– Циник, – сказал я ему. – И диссидент!

– В точку, брат! – засмеялся Шулер. – Ща за портвейшком сгоняю! Отметим воскрешение Лазаря!

– Это я – Лазарь? На что ты намекаешь?

– На выздоровление после тяжелой болезни. Ты же бросил, наконец, писать стихи для стенгазет и к красным дням календаря? Или эта болезнь уже зашла в хроническую фазу и неизлечима? Тогда оривидерчи, Рома… Была без радостей любовь, разлука будет без печалей.

– Паша, не обижай Иосифа! – надула губки Моргуша и часто-часто заморгала ресницами. – Я не хочу оплакивать смерть поэта… В моем романе Онегин и Ленский примиряются перед роковым выстрелом.

Паша с улыбкой Сионского мудреца смотрел на то, как я рвал на мелкие кусочки свою «героическую поэму».

– Судьба поэта жертв искупительных просит, – сказал он.

– Не вкладывайте персты в язвы моя! – взмолился я, обидевшись и на друга, и на Марусю.

– Марго, ты слышишь, как ветер возвращается на круги своя! У-у-у…

– Слышу, Вечный ученик! Слышу…

Я хотел ответить друзьям поязвительнее, укусить за самое больное место, но только хлопнул дверью. Спиной я услышал:

– Вернись, Иосиф, я все прощу!

Это был противный голос моего друга Пашки. Я ненавидел его. Я уходил к нашему лукоморью, к Черному омуту на берегу Свапы. Но я точно знал, что ветер рано или поздно все равно вернется на круги своя.

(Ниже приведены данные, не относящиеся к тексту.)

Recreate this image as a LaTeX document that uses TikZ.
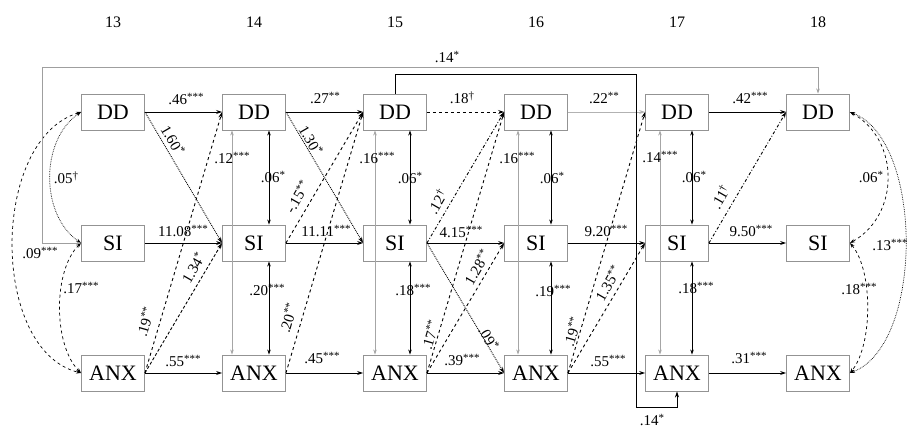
\documentclass[tikz,border=0pt]{standalone}
\usepackage{fontspec}
\setmainfont{Liberation Serif}
\usetikzlibrary{arrows.meta}
\newcommand{\sig}[1]{\raisebox{0.3em}{\fontsize{11}{11}\selectfont #1}}
\begin{document}
\begin{tikzpicture}[x=1pt,y=-1pt,
  box/.style={draw=gray!85, line width=0.9pt, minimum width=63pt, minimum height=36pt, inner sep=0pt, font=\fontsize{22}{24}\selectfont},
  lab/.style={font=\fontsize{15}{16}\selectfont, inner sep=0.5pt},
  num/.style={font=\fontsize{16}{17}\selectfont},
  arr/.style={-{Stealth[length=6pt,width=4pt]}, line width=0.9pt},
  dbl/.style={{Stealth[length=5pt,width=3.5pt]}-{Stealth[length=5pt,width=3.5pt]}, line width=0.8pt},
  cov/.style={dbl, line width=0.7pt}]
\useasboundingbox (0,0) rectangle (909,428);
% column numbers
\foreach \t/\x in {13/113,14/254,15/395,16/536,17/677,18/818}
  \node[num] (n\t) at (\x,22) {\t};
% boxes
\foreach \t/\x in {13/113,14/254,15/395,16/536,17/677,18/818}{
  \node[box] (dd\t) at (\x,112) {DD};
  \node[box] (si\t) at (\x,243) {SI};
  \node[box] (anx\t) at (\x,373) {ANX};
}
% autoregressive paths
\draw[arr] (dd13) -- (dd14);
\draw[arr] (dd14) -- (dd15);
\draw[arr, dashed] (dd15) -- (dd16);
\draw[arr, draw=gray!60] (dd16) -- (dd17);
\draw[arr] (dd17) -- (dd18);
\draw[arr] (si13) -- (si14);
\draw[arr] (si14) -- (si15);
\draw[arr] (si15) -- (si16);
\draw[arr] (si16) -- (si17);
\draw[arr] (si17) -- (si18);
\draw[arr] (anx13) -- (anx14);
\draw[arr] (anx14) -- (anx15);
\draw[arr] (anx15) -- (anx16);
\draw[arr] (anx16) -- (anx17);
\draw[arr] (anx17) -- (anx18);
\node[lab] (l1) at (186,99) {.46\sig{***}};
\node[lab] (l2) at (325,98) {.27\sig{**}};
\node[lab] (l3) at (462,98) {.18\sig{†}};
\node[lab] (l4) at (604,98) {.22\sig{**}};
\node[lab] (l5) at (750,98) {.42\sig{***}};
\node[lab] (l6) at (183,231) {11.08\sig{***}};
\node[lab] (l7) at (326,231) {11.11\sig{***}};
\node[lab] (l8) at (461,232) {4.15\sig{***}};
\node[lab] (l9) at (606,231) {9.20\sig{***}};
\node[lab] (l10) at (751,231) {9.50\sig{***}};
\node[lab] (l11) at (183,361) {.55\sig{***}};
\node[lab] (l12) at (322,358) {.45\sig{***}};
\node[lab] (l13) at (462,360) {.39\sig{***}};
\node[lab] (l14) at (608,361) {.55\sig{***}};
\node[lab] (l15) at (749,358) {.31\sig{***}};
% cross-lagged paths
\draw[arr, densely dotted] (dd13.east) -- (si14.west);
\draw[arr, dashed] (anx13.east) -- (dd14.west);
\draw[arr, densely dashed] (anx13.east) -- (si14.west);
\draw[arr, densely dotted] (dd14.east) -- (si15.west);
\draw[arr, dashed] (si14.east) -- (dd15.west);
\draw[arr, dashed] (anx14.east) -- (dd15.west);
\draw[arr, dash dot] (si15.east) -- (dd16.west);
\draw[arr, dashed] (anx15.east) -- (dd16.west);
\draw[arr, dashed] (anx15.east) -- (si16.west);
\draw[arr, densely dotted] (si15.east) -- (anx16.west);
\draw[arr, dashed] (anx16.east) -- (dd17.west);
\draw[arr, dashed] (anx16.east) -- (si17.west);
\draw[arr, dash dot] (si17.east) -- (dd18.west);
\node[lab, rotate=-60] (c1) at (173,140) {1.60\sig{*}};
\node[lab, rotate=74] (c2) at (145,322) {.19\sig{**}};
\node[lab, rotate=60] (c3) at (193,268) {1.34\sig{*}};
\node[lab, rotate=-60] (c4) at (311,140) {1.30\sig{*}};
\node[lab, rotate=60] (c5) at (297,197) {-.15\sig{**}};
\node[lab, rotate=74] (c6) at (288,318) {.20\sig{**}};
\node[lab, rotate=60] (c7) at (437,202) {.12\sig{†}};
\node[lab, rotate=74] (c8) at (430,335) {.17\sig{**}};
\node[lab, rotate=60] (c9) at (477,267) {1.28\sig{**}};
\node[lab, rotate=-60] (c10) at (489,338) {.09\sig{*}};
\node[lab, rotate=74] (c11) at (572,332) {.19\sig{**}};
\node[lab, rotate=60] (c12) at (608,283) {1.35\sig{**}};
\node[lab, rotate=60] (c13) at (720,197) {.11\sig{†}};
% within-time covariances, columns 14-17
\foreach \t/\o in {14/-22,15/-20,16/-18,17/-17}{
  \draw[cov] ([xshift=15pt]dd\t.south) -- ([xshift=15pt]si\t.north);
  \draw[cov] ([xshift=15pt]si\t.south) -- ([xshift=15pt]anx\t.north);
  \draw[cov, draw=gray!70] ([xshift=\o pt]dd\t.south) -- ([xshift=\o pt]anx\t.north);
}
\node[lab] (v1) at (232,158) {.12\sig{***}};
\node[lab] (v2) at (273,177) {.06\sig{*}};
\node[lab] (v3) at (267,290) {.20\sig{***}};
\node[lab] (v4) at (377,158) {.16\sig{***}};
\node[lab] (v5) at (410,178) {.06\sig{*}};
\node[lab] (v6) at (413,290) {.18\sig{***}};
\node[lab] (v7) at (517,158) {.16\sig{***}};
\node[lab] (v8) at (552,178) {.06\sig{*}};
\node[lab] (v9) at (553,291) {.19\sig{***}};
\node[lab] (v10) at (660,157) {.14\sig{***}};
\node[lab] (v11) at (694,177) {.06\sig{*}};
\node[lab] (v12) at (696,288) {.18\sig{***}};
% covariances, wave 13 (left curves)
\draw[cov, densely dotted] (dd13.west) .. controls (40,140) and (40,215) .. (si13.west);
\draw[cov, dashed] (si13.west) .. controls (53,270) and (53,345) .. (anx13.west);
\draw[cov, dashed] (dd13.west) .. controls (-10,140) and (-10,350) .. (anx13.west);
\node[lab] (w1) at (66,178) {.05\sig{†}};
\node[lab] (w2) at (40,253) {.09\sig{***}};
\node[lab] (w3) at (81,288) {.17\sig{***}};
% covariances, wave 18 (right curves)
\draw[cov, dashed] (dd18.east) .. controls (900,140) and (900,215) .. (si18.east);
\draw[cov, dashed] (si18.east) .. controls (873,270) and (873,345) .. (anx18.east);
\draw[cov, densely dotted] (dd18.east) .. controls (924,140) and (924,345) .. (anx18.east);
\node[lab] (w4) at (871,177) {.06\sig{*}};
\node[lab] (w5) at (890,245) {.13\sig{***}};
\node[lab] (w6) at (859,289) {.18\sig{***}};
% long paths
\draw[dbl, draw=gray!75] (si13.west) -- ++(-39,0) |- (818,67) -- (dd18.north);
\node[lab] (t1) at (447,57) {.14\sig{*}};
\draw[arr] (dd15.north) -- ++(0,-19) -| (636,407) -| (anx17.south);
\node[lab] (t2) at (652,420) {.14\sig{*}};
\end{tikzpicture}
\end{document}
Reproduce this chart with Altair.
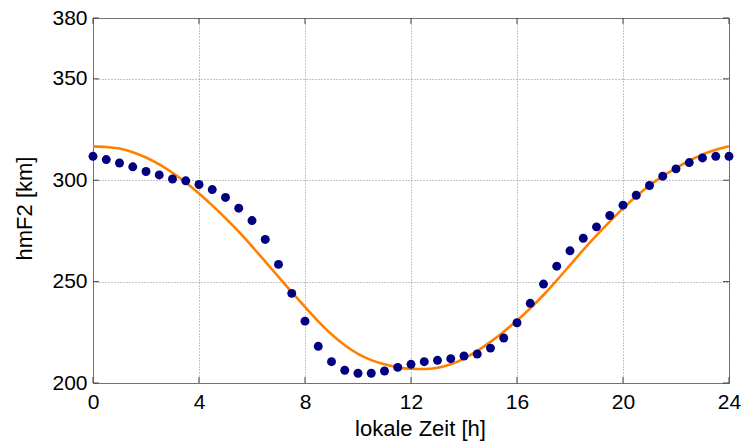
import altair as alt
import pandas as pd

# hour of day for both series (half-hour steps)
hours = [0, 0.5, 1, 1.5, 2, 2.5, 3, 3.5, 4, 4.5, 5, 5.5, 6, 6.5, 7, 7.5, 8, 8.5,
         9, 9.5, 10, 10.5, 11, 11.5, 12, 12.5, 13, 13.5, 14, 14.5, 15, 15.5, 16,
         16.5, 17, 17.5, 18, 18.5, 19, 19.5, 20, 20.5, 21, 21.5, 22, 22.5, 23,
         23.5, 24]

# measured hmF2 (dots)
measured = [311.8, 310.2, 308.5, 306.6, 304.3, 302.6, 300.6, 299.7, 297.9, 295.4,
            291.5, 286.2, 280.1, 270.8, 258.5, 244.2, 230.5, 218.1, 210.5, 206.3,
            204.8, 204.8, 205.9, 207.7, 209.2, 210.5, 211.2, 212.0, 213.3, 214.3,
            217.2, 222.2, 229.7, 239.3, 248.8, 257.6, 265.2, 271.4, 277.0, 282.6,
            287.7, 292.6, 297.4, 302.0, 305.6, 308.7, 311.0, 311.8, 311.8]

# model hmF2 (orange curve)
model = [316.7, 316.4, 315.6, 313.8, 311.2, 307.8, 303.7, 298.9, 293.5, 287.6,
         281.3, 274.6, 267.4, 259.9, 252.3, 244.8, 237.5, 230.4, 224.0, 218.6,
         214.4, 211.3, 209.2, 207.7, 207.0, 206.9, 207.5, 209.2, 212.0, 215.8,
         220.3, 225.3, 230.8, 236.8, 243.4, 250.6, 258.1, 265.6, 272.8, 279.6,
         286.1, 292.1, 297.4, 302.0, 306.0, 309.6, 312.7, 315.0, 316.7]

x_ticks = [0, 4, 8, 12, 16, 20, 24]
y_ticks = [200, 250, 300, 350, 380]

W, H = 636, 365
FONT = "Liberation Sans"

df = pd.DataFrame({"t": hours, "meas": measured, "model": model})
xt = pd.DataFrame({"t": x_ticks})
yt = pd.DataFrame({"v": y_ticks})

xscale = alt.Scale(domain=[0, 24], nice=False, zero=False)
yscale = alt.Scale(domain=[200, 380], nice=False, zero=False)

xaxis = alt.Axis(values=x_ticks, title="lokale Zeit [h]", grid=True, gridDash=[1, 2],
                 gridColor="#8a8a8a", domain=False, ticks=False, labelPadding=8,
                 labelFlush=False, labelOverlap=False,
                 labelFontSize=21, titleFontSize=22, labelFont=FONT, titleFont=FONT,
                 labelColor="black", titleColor="black", titleFontWeight="normal",
                 titleX=327, titleY=52, titleBaseline="alphabetic", titleAnchor="middle")
yaxis = alt.Axis(values=y_ticks, title="hmF2 [km]", grid=True, gridDash=[1, 2],
                 gridColor="#8a8a8a", domain=False, ticks=False, labelPadding=6,
                 labelFlush=False, labelOverlap=False,
                 labelFontSize=21, titleFontSize=22, labelFont=FONT, titleFont=FONT,
                 labelColor="black", titleColor="black", titleFontWeight="normal",
                 titleX=-69, titleY=190, titleBaseline="middle", titleAlign="center",
                 titleAngle=-90)

base = alt.Chart(df)

grid = base.mark_point(opacity=0).encode(
    x=alt.X("t:Q", scale=xscale, axis=xaxis),
    y=alt.Y("meas:Q", scale=yscale, axis=yaxis),
)

line = base.mark_line(color="#FF8000", strokeWidth=2.6, interpolate="monotone").encode(
    x=alt.X("t:Q", scale=xscale),
    y=alt.Y("model:Q", scale=yscale),
)

dots = base.mark_circle(color="#000080", opacity=1, size=80).encode(
    x=alt.X("t:Q", scale=xscale),
    y=alt.Y("meas:Q", scale=yscale),
)

tick_color = "#444"
xt_bot = alt.Chart(xt).mark_rule(color=tick_color, strokeWidth=1).encode(
    x=alt.X("t:Q", scale=xscale), y=alt.value(H), y2=alt.value(H - 6))
xt_top = alt.Chart(xt).mark_rule(color=tick_color, strokeWidth=1).encode(
    x=alt.X("t:Q", scale=xscale), y=alt.value(0), y2=alt.value(6))
yt_left = alt.Chart(yt).mark_rule(color=tick_color, strokeWidth=1).encode(
    y=alt.Y("v:Q", scale=yscale), x=alt.value(0), x2=alt.value(6))
yt_right = alt.Chart(yt).mark_rule(color=tick_color, strokeWidth=1).encode(
    y=alt.Y("v:Q", scale=yscale), x=alt.value(W - 6), x2=alt.value(W))

chart = alt.layer(grid, xt_bot, xt_top, yt_left, yt_right, line, dots).properties(
    width=W, height=H,
    autosize=alt.AutoSizeParams(type="none"),
    padding={"left": 93, "top": 18, "right": 15, "bottom": 60},
    background="white",
).configure_view(stroke="#666", strokeWidth=1)

chart.save("out.html", embed_options={"renderer": "svg", "actions": False})
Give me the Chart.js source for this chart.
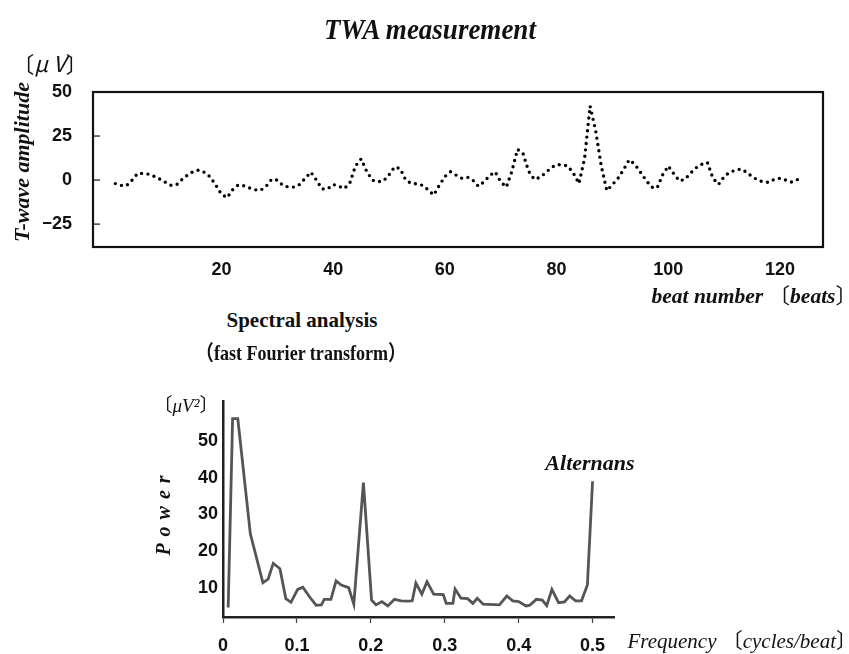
<!DOCTYPE html>
<html>
<head>
<meta charset="utf-8">
<script src="https://cdn.jsdelivr.net/npm/chart.js@4/dist/chart.umd.min.js"></script>
<style>
  body { margin: 0; background: #fff; }
  #page { position: relative; width: 849px; height: 654px; overflow: hidden; background: #fff; }
  .box { position: absolute; }
  .txt { position: absolute; white-space: nowrap; line-height: 1; color: #111; font-family: "Liberation Serif", "Noto Sans CJK JP", serif; transform: translate(-50%, -50%); }
  .rot { transform: translate(-50%, -50%) rotate(-90deg); }
  .right { transform: translate(0, -50%); }
  .bi { font-weight: bold; font-style: italic; }
  .up { font-style: normal; font-weight: normal; }
</style>
</head>
<body>
<div id="page">
  <div class="box" style="left:0;top:0;width:849px;height:300px"><canvas id="twaChart"></canvas></div>
  <div class="box" style="left:0;top:360px;width:849px;height:294px"><canvas id="fftChart"></canvas></div>

  <div class="txt bi" style="left:430px;top:30px;font-size:27px;transform:translate(-50%,-50%) scaleY(1.08)">TWA measurement</div>
  <div class="txt" style="left:50px;top:62px;font-size:22px;font-family:'Noto Sans CJK JP'">〔<i>μ V</i>〕</div>
  <div class="txt bi rot" style="left:22px;top:162px;font-size:22px">T-wave amplitude</div>
  <div class="txt bi right" style="right:-8px;top:297px;font-size:21.5px">beat number <span class="up">〔</span>beats<span class="up">〕</span></div>

  <div class="txt" style="left:302px;top:320px;font-size:21px;font-weight:bold">Spectral analysis</div>
  <div class="txt" style="left:301px;top:353px;font-size:21px;font-weight:bold;transform:translate(-50%,-50%) scaleX(0.86)">（fast Fourier transform）</div>

  <div class="txt" style="left:186px;top:405px;font-size:19px">〔<i>μV²</i>〕</div>
  <div class="txt bi rot" style="left:163px;top:512px;font-size:20px;letter-spacing:7px">Power</div>
  <div class="txt bi" style="left:590px;top:463px;font-size:22px">Alternans</div>
  <div class="txt right" style="right:-8px;top:641px;font-size:21px;font-style:italic">Frequency <span class="up">〔</span>cycles/beat<span class="up">〕</span></div>
</div>

<script>
// T-wave amplitude per beat (µV)
const beatNumbers = [
  1, 2, 3, 4, 5, 6, 7, 8, 9, 10, 11, 12, 13, 14, 15, 16, 17, 18, 19, 20,
  21, 22, 23, 24, 25, 26, 27, 28, 29, 30, 31, 32, 33, 34, 35, 36, 37, 38, 39, 40,
  41, 42, 43, 44, 45, 46, 47, 48, 49, 50, 51, 52, 53, 54, 55, 56, 57, 58, 59, 60,
  61, 62, 63, 64, 65, 66, 67, 68, 69, 70, 71, 72, 73, 74, 75, 76, 77, 78, 79, 80,
  81, 82, 83, 84, 85, 86, 87, 88, 89, 90, 91, 92, 93, 94, 95, 96, 97, 98, 99, 100,
  101, 102, 103, 104, 105, 106, 107, 108, 109, 110, 111, 112, 113, 114, 115, 116, 117, 118, 119, 120,
  121, 122, 123, 124
];
const twaValues = [
  -2, -3, -3.2, 0, 3.8, 3.8, 3.3, 2, 0.5, -1.3, -3, -2.5, 0.5, 3, 5, 5.7, 4.3, 1.7, -3, -8,
  -10, -5.5, -2.8, -3.2, -4.5, -5.5, -5.8, -3.5, 0.5, 0, -3, -4, -4, -2.5, 1, 4.5, 0, -5, -5, -2.5,
  -3.5, -4.8, -1.5, 8, 12, 5, 0, -1, -0.5, 3, 7.5, 6.5, 0, -2, -2.1, -3, -5.5, -8.5, -3, 2,
  4.7, 2.8, 1.1, 1.7, 0, -3.5, -1, 2.5, 4.7, -1, -4, 5, 17.5, 15, 5, 0.4, 1.5, 4, 7, 8.7,
  8.7, 8, 4, -2, 12, 42, 28, 8, -6, -2.6, 1, 6, 11.5, 9, 4.5, 0, -4, -4.5, 3, 8,
  3.5, -0.5, 0.5, 4, 7, 9, 10, 1, -2.5, 2, 4.5, 5.5, 6.3, 4.5, 2, 0, -1, -1.3, 0.5, 1,
  0, -1.2, 0, 2
];
const twaXTicks = [20, 40, 60, 80, 100, 120];
const twaYTicks = [-25, 0, 25, 50];

// FFT power spectrum (µV²) against frequency (cycles/beat)
const freq = [
  0.007, 0.013, 0.020, 0.037, 0.054, 0.061, 0.068, 0.077, 0.085, 0.092,
  0.101, 0.108, 0.117, 0.126, 0.133, 0.137, 0.146, 0.153, 0.160, 0.170,
  0.177, 0.190, 0.201, 0.207, 0.215, 0.223, 0.232, 0.241, 0.250, 0.256,
  0.261, 0.269, 0.276, 0.285, 0.298, 0.302, 0.311, 0.314, 0.322, 0.331,
  0.338, 0.344, 0.352, 0.374, 0.384, 0.392, 0.400, 0.410, 0.415, 0.424,
  0.432, 0.438, 0.445, 0.454, 0.462, 0.469, 0.477, 0.485, 0.493, 0.500
];
const power = [
  4.7, 56, 56, 24.7, 11.4, 12.4, 16.7, 15.2, 7.1, 6.1,
  9.6, 10.2, 7.6, 5.3, 5.4, 6.9, 6.9, 11.9, 10.8, 10.1,
  5.6, 38.6, 6.7, 5.4, 6.3, 5.1, 6.9, 6.5, 6.4, 6.5,
  11.3, 8.3, 11.7, 8.3, 8.2, 5.8, 5.8, 9.7, 7.2, 7.1,
  5.8, 7.2, 5.6, 5.4, 7.8, 6.5, 6.3, 5.1, 5.3, 6.9,
  6.7, 5.2, 9.6, 6.0, 6.2, 7.8, 6.5, 6.5, 10.8, 39
];
const fftXTicks = [0, 0.1, 0.2, 0.3, 0.4, 0.5];
const fftYTicks = [10, 20, 30, 40, 50];

const tickFont = { family: "'Liberation Sans', Arial, sans-serif", size: 18, weight: 'bold' };

// box around the top plot, with short inward ticks on the left
const framePlugin = {
  id: 'frame',
  afterDraw(chart) {
    const { ctx, chartArea: a, scales } = chart;
    ctx.save();
    ctx.strokeStyle = '#111';
    ctx.lineWidth = 2.2;
    ctx.strokeRect(a.left, a.top, a.right - a.left, a.bottom - a.top);
    ctx.lineWidth = 1.2;
    twaYTicks.forEach(v => {
      if (v >= scales.y.max) return;
      const y = scales.y.getPixelForValue(v);
      ctx.beginPath();
      ctx.moveTo(a.left, y);
      ctx.lineTo(a.left + 7, y);
      ctx.stroke();
    });
    ctx.restore();
  }
};

new Chart(document.getElementById('twaChart'), {
  type: 'line',
  data: {
    labels: beatNumbers,
    datasets: [{
      data: twaValues,
      borderColor: '#000',
      borderWidth: 3.4,
      borderDash: [0, 6.4],
      borderCapStyle: 'round',
      pointRadius: 0,
      tension: 0,
      fill: false
    }]
  },
  options: {
    responsive: true,
    maintainAspectRatio: false,
    animation: false,
    layout: { padding: { left: 43, right: 26, top: 92, bottom: 8 } },
    plugins: { legend: { display: false }, tooltip: { enabled: false } },
    scales: {
      x: {
        type: 'linear',
        min: -3,
        max: 127.7,
        afterBuildTicks: s => { s.ticks = twaXTicks.map(v => ({ value: v })); },
        afterFit: s => { s.height = 45; },
        grid: { display: false },
        border: { display: false },
        ticks: { font: tickFont, color: '#111', padding: 4, maxRotation: 0 }
      },
      y: {
        min: -38,
        max: 50,
        afterBuildTicks: s => { s.ticks = twaYTicks.map(v => ({ value: v })); },
        afterFit: s => { s.width = 50; },
        grid: { display: false },
        border: { display: false },
        ticks: { font: tickFont, color: '#111', padding: 13, callback: v => (v < 0 ? '\u2212' + Math.abs(v) : v) }
      }
    }
  },
  plugins: [framePlugin]
});

new Chart(document.getElementById('fftChart'), {
  type: 'line',
  data: {
    datasets: [{
      data: freq.map((f, i) => ({ x: f, y: power[i] })),
      borderColor: '#555',
      borderWidth: 2.8,
      borderJoinStyle: 'miter',
      pointRadius: 0,
      tension: 0,
      fill: false
    }]
  },
  options: {
    responsive: true,
    maintainAspectRatio: false,
    animation: false,
    layout: { padding: { left: 163, right: 235, top: 41, bottom: 0 } },
    plugins: { legend: { display: false }, tooltip: { enabled: false } },
    scales: {
      x: {
        type: 'linear',
        min: 0,
        max: 0.529,
        afterBuildTicks: s => { s.ticks = fftXTicks.map(v => ({ value: v })); },
        afterFit: s => { s.height = 37; },
        grid: { drawOnChartArea: false, drawTicks: true, tickLength: 6, tickColor: '#444', tickWidth: 1.2 },
        border: { color: '#222', width: 2.5 },
        ticks: { font: tickFont, color: '#111', padding: 12, maxRotation: 0 }
      },
      y: {
        min: 2.1,
        max: 60.8,
        afterBuildTicks: s => { s.ticks = fftYTicks.map(v => ({ value: v })); },
        afterFit: s => { s.width = 60; },
        grid: { display: true, drawOnChartArea: false, drawTicks: false },
        border: { color: '#222', width: 2.5 },
        ticks: { font: tickFont, color: '#111', padding: 5 }
      }
    }
  }
});
</script>
</body>
</html>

Я злился, что я так и не лягнул Шулера на прощанье. Пуская ослиные копыта знает!


…Над старой Слободой уже взошла луна. Серебряная дорожка Силены бежала к нашему заветному месту. К глубокой чистой воде. Вода меня всегда успокаивала. И будто очищала душу, когда я на нее смотрел долго и задумчиво.

Я шел быстро, а луна по-свойски подсвечивала мне ухабистую тропинку. Но у обрыва, где по преданию, утонул Маркел Шнурок, палач партизанского командира, не заметил какой-то притаившейся в кустах коряги – споткнулся. И чуть не полетел в тот самый омут, который в детстве мы заглядывали, леденея душой от страха.

Чтобы заглушить обиду в душе, боль в ноге, которая заныла после встречи с корягой, я стал вслух читал стихи. О луне. Их любил Пашка. (Может быть, он их и сочинил – с него станется).

Светила на ночном небосклоне луна, звучали у нашего лукоморья Пашкины стихи… Это уже было, мне все это уже снилось? Почему так все знакомо? И так тревожно на душе?

Во всем виновата полная луна. Полнолуние – время гениев и сумасшедших.

Такой же светлой весенней ночью умер и Фока Лукич, сильно сдавший после выхода из психиатрической больницы. Пашка не отходил от постели умирающего всю страстную неделю. А когда Фока Лукич умер, он пришел к нам в дом со своим наследством – «бурдовой тетрадкой» отца, которую тот держал у себя под подушкой.

– Вот, Захарушка, и помер батя…

Он не плакал. Он прижимал к груди заветную тетрадь, раскрыть тайну которой я мечтал еще в детстве.

– Ты поплачь, поплачь, Пашенька… – прижала его к теплой груди моя бабушка Дарья. – Сиротинушка ты моя горемычная…

Он не заплакал. Протянул мне тетрадь. И сказал:

– Вот, возьми…

– Что это? – спросил я, хотя точно знал, «что это».

– «Записки мертвого пса». Он просил передать…

– Почему – мне?

– Не тебе конкретно, – ответил Павел. – Тому, кто сможет этой тетрадью распорядится, не навредив ни себе, ни людям. Главное, как любил повторять отец, не умножать вселенской скорби.

Я помолчал. Потом спросил шепотом:

– Думаешь, я смогу?

– Думаю, сможешь.

Моя добрая бабушка Дарья принесла нам по рюмке вишневой наливки, сказала:

– Помяните раба Божьего Фоку…

Мы выпили, не чокаясь. Поставили пустые рюмки на круглый стол, по которому бежала лунная серебряная дорожка.

– Полнолуние… – прошептал я, не зажигая свет.